J’ai ici scrupule à redire quelles étaient les préoccupations et prescriptions mesquines de ces gens alors que la finance était en train de couler l’économie mondiale. Sans surprise, ce n’était que sévérité pour les salariés et bienveillance pour les détenteurs de capitaux dont on voit l’usage qu’ils en faisaient. Ainsi, « tout accroissement de la protection de l’emploi » devait être considéré comme « irresponsable » et toute action pour « empêcher les licenciements ou les délocalisations » comme « déraisonnable ». Ne parlons même pas de cette horrible invention dite salaire minimum dont toute perspective d’augmentation était diabolisée par nos florissants experts. Bien entendu, la durée du travail devait être accrue dans tous les sens: recul de l’âge de la retraite (c’est en cours!), haro sur les 35 heures (il faut choisir: les sous ou le temps libre!). Les inégalités sont inévitables et le chômage nécessaire, il faut donc relativiser les unes et banaliser l’autre.
A côté de ça, la prévenance pour les riches est présentée comme une logique économique irréfutable. Nos experts ont un ennemi, l’impôt, et particulièrement cette ignoble chimère que serait l’impôt dit de solidarité (et puis quoi encore!) sur la fortune qui serait quasiment la source de tous nos maux.. Il y aurait donc urgence à « basculer la pression fiscale » des revenus et patrimoines élevés vers... la consommation, ce qui mit un temps à la mode l’idée de « TVA sociale ». Le tout consistant à se conformer à « l’exigence de rentabilité du capital des entreprises », à l’image de ce modèle anglo-saxon dont on ne pourrait plus « ignorer les règles » qui se seraient définitivement imposées au monde entier ainsi que le catéchisait M. Eric Le Boucher qui sévissait alors au Monde.

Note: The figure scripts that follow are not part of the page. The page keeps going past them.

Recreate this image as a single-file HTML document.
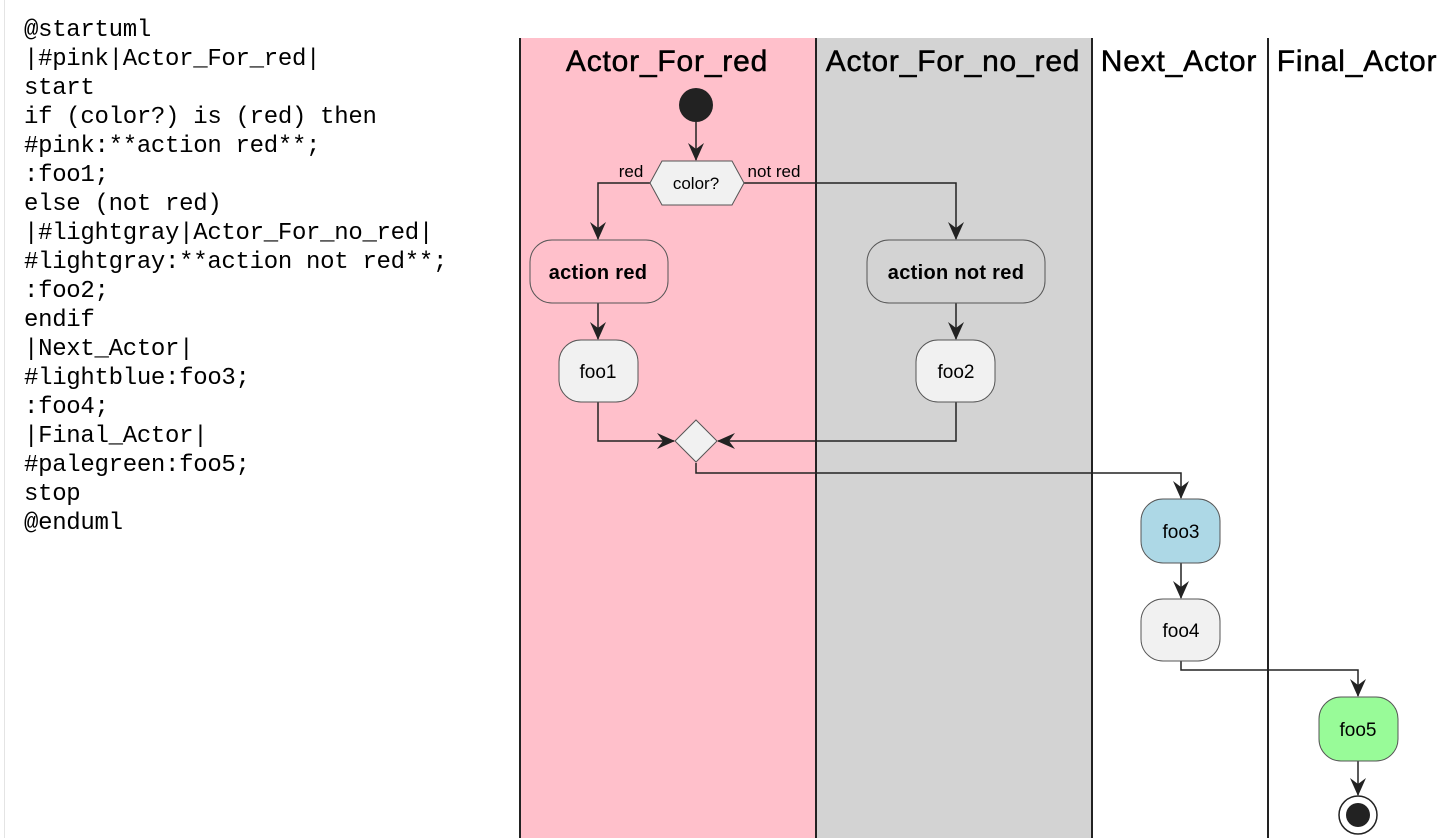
<!DOCTYPE html>
<html><head><meta charset="utf-8"><style>
body{margin:0;width:1452px;height:838px;background:#fff;overflow:hidden;position:relative}
pre{position:absolute;left:24px;top:16px;margin:0;font-family:"Liberation Mono",monospace;font-size:24px;line-height:29px;color:#000;letter-spacing:-0.3px}
svg{position:absolute;left:0;top:0}
</style></head><body>
<div style="position:absolute;left:4px;top:0;width:1px;height:838px;background:#e4e4e4"></div>
<pre>@startuml
|#pink|Actor_For_red|
start
if (color?) is (red) then
#pink:**action red**;
:foo1;
else (not red)
|#lightgray|Actor_For_no_red|
#lightgray:**action not red**;
:foo2;
endif
|Next_Actor|
#lightblue:foo3;
:foo4;
|Final_Actor|
#palegreen:foo5;
stop
@enduml</pre>
<svg width="1452" height="838" font-family="'Liberation Sans',Arial,sans-serif">
<rect x="520" y="38" width="296" height="800" fill="#ffc0cb"/>
<rect x="816" y="38" width="276" height="800" fill="#d3d3d3"/>
<g stroke="#222" stroke-width="2">
<line x1="520" y1="38" x2="520" y2="838"/><line x1="816" y1="38" x2="816" y2="838"/>
<line x1="1092" y1="38" x2="1092" y2="838"/><line x1="1268" y1="38" x2="1268" y2="838"/>
</g>
<g font-size="30" text-anchor="middle" fill="#000" stroke="#000" stroke-width="0.5" letter-spacing="0.8">
<text x="667" y="71">Actor_For_red</text>
<text x="953" y="71">Actor_For_no_red</text>
<text x="1179" y="71">Next_Actor</text>
<text x="1357" y="71">Final_Actor</text>
</g>
<circle cx="696" cy="105" r="17" fill="#222"/>
<g stroke="#222" stroke-width="1.5" fill="none">
<line x1="696" y1="122" x2="696" y2="160"/>
<polyline points="650,183 598,183 598,239"/>
<polyline points="744,183 956,183 956,239"/>
<line x1="598" y1="303" x2="598" y2="339"/>
<line x1="956" y1="303" x2="956" y2="339"/>
<polyline points="598,402 598,441 674,441"/>
<polyline points="956,402 956,441 718,441"/>
<polyline points="696,463 696,473 1181,473 1181,498"/>
<line x1="1181" y1="563" x2="1181" y2="598"/>
<polyline points="1181,661 1181,670 1358,670 1358,696"/>
<line x1="1358" y1="761" x2="1358" y2="795"/>
</g>
<g fill="#222">
<path d="M696,161 l-8,-18 l8,6 l8,-6z"/>
<path d="M598,240 l-8,-18 l8,6 l8,-6z"/>
<path d="M956,240 l-8,-18 l8,6 l8,-6z"/>
<path d="M598,340 l-8,-18 l8,6 l8,-6z"/>
<path d="M956,340 l-8,-18 l8,6 l8,-6z"/>
<path d="M675,441 l-18,-8 l6,8 l-6,8z"/>
<path d="M717,441 l18,-8 l-6,8 l6,8z"/>
<path d="M1181,499 l-8,-18 l8,6 l8,-6z"/>
<path d="M1181,599 l-8,-18 l8,6 l8,-6z"/>
<path d="M1358,697 l-8,-18 l8,6 l8,-6z"/>
<path d="M1358,796 l-8,-18 l8,6 l8,-6z"/>
</g>
<polygon points="650,183 662,161 732,161 744,183 732,205 662,205" fill="#f1f1f1" stroke="#555" stroke-width="1"/>
<polygon points="696,420 717,441 696,462 675,441" fill="#f1f1f1" stroke="#555" stroke-width="1"/>
<g stroke="#555" stroke-width="1">
<rect x="530" y="240" width="138" height="63" rx="22" fill="#ffc0cb"/>
<rect x="867" y="240" width="178" height="63" rx="22" fill="#d3d3d3"/>
<rect x="559" y="340" width="79" height="62" rx="22" fill="#f1f1f1"/>
<rect x="916" y="340" width="79" height="62" rx="22" fill="#f1f1f1"/>
<rect x="1141" y="499" width="79" height="64" rx="22" fill="#add8e6"/>
<rect x="1141" y="599" width="79" height="62" rx="22" fill="#f1f1f1"/>
<rect x="1319" y="697" width="79" height="64" rx="22" fill="#98fb98"/>
</g>
<circle cx="1358" cy="815" r="19" fill="#fff" stroke="#222" stroke-width="1.5"/>
<circle cx="1358" cy="815" r="12" fill="#222"/>
<g font-size="17" fill="#000" text-anchor="middle">
<text x="696" y="189">color?</text>
<text x="631" y="177">red</text>
<text x="774" y="177">not red</text>
<text x="598" y="279" font-weight="bold" font-size="20" letter-spacing="0.3">action red</text>
<text x="956" y="279" font-weight="bold" font-size="20" letter-spacing="0.3">action not red</text>
<text x="598" y="378" font-size="19">foo1</text>
<text x="956" y="378" font-size="19">foo2</text>
<text x="1181" y="538" font-size="19">foo3</text>
<text x="1181" y="637" font-size="19">foo4</text>
<text x="1358" y="736" font-size="19">foo5</text>
</g>
</svg>
</body></html>
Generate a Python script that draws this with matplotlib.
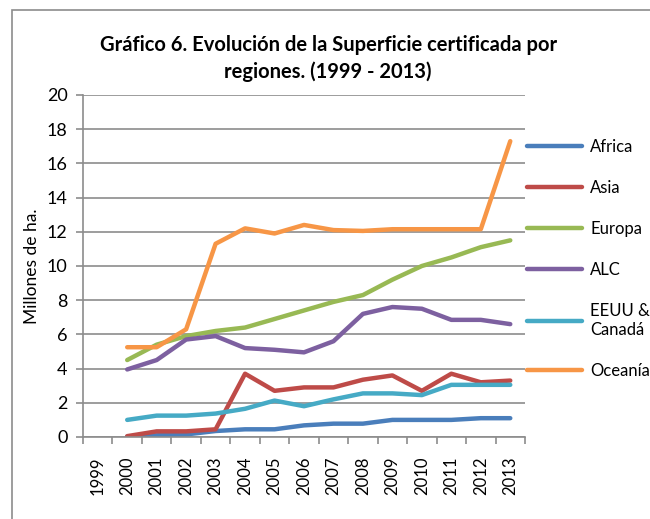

Or, justement, s’il est un enseignement de la crise, c’est bien, en particulier, la déconfiture du capitalisme anglo-saxon dont les fameuses « exigences de rentabilité » s’avèrent bien, elles,
« irresponsables » et « déraisonnables ». Concernant les salariés, ne nous y trompons pas, les experts libéraux ne renoncent à rien. Sauf que leur autorité supposée est désormais bien mise à mal. Ne voulaient-ils pas, en 2006, rendre obligatoires les fonds de pension pour les retraites, les mêmes fonds qui sont en train de ruiner les retraités américains. Ah, ils sont de bon conseil nos économistes! Les mêmes juraient que le mandat de la BCE était intangible, jamais elle ne baisserait ses taux; face à « une illusoire relance monétaire », il s’agissait « d’intégrer ce fait comme une contrainte ». Résultat, la BCE vient d’abaisser son taux de 0,75% en attendant davantage. Ah, ils sont clairvoyants nos économistes! Et les « déficits publics »! Que n’a-t-on entendu à ce sujet! Une charge intolérable alimentant une dette insupportable que nous allions égoïstement léguer à nos enfants... Un véritable drame national incitant l’Etat, pour alléger la « dette », à liquider les services publics et les fonctionnaires. Mais lorsque aujourd’hui il faut garantir 360 milliards aux banques et trouver 26 milliards pour la « relance », figurez-vous que les déficits publics, finalement, c’est pas si grave que ça! On compensera par la suppression, dans le calcul de l’impôt sur le revenu, de la demi-part supplémentaire pour parent isolé, cela concerne pour l’essentiel des femmes et, au moins, celles-là, on est à peu près sûr qu’elles n’iront pas, avec leurs marmots, s’installer en Suisse ou demander la nationalité belge! Ah, ils sont accommodants nos économistes quand il s’agit de préserver et de perpétuer la domination de l’argent!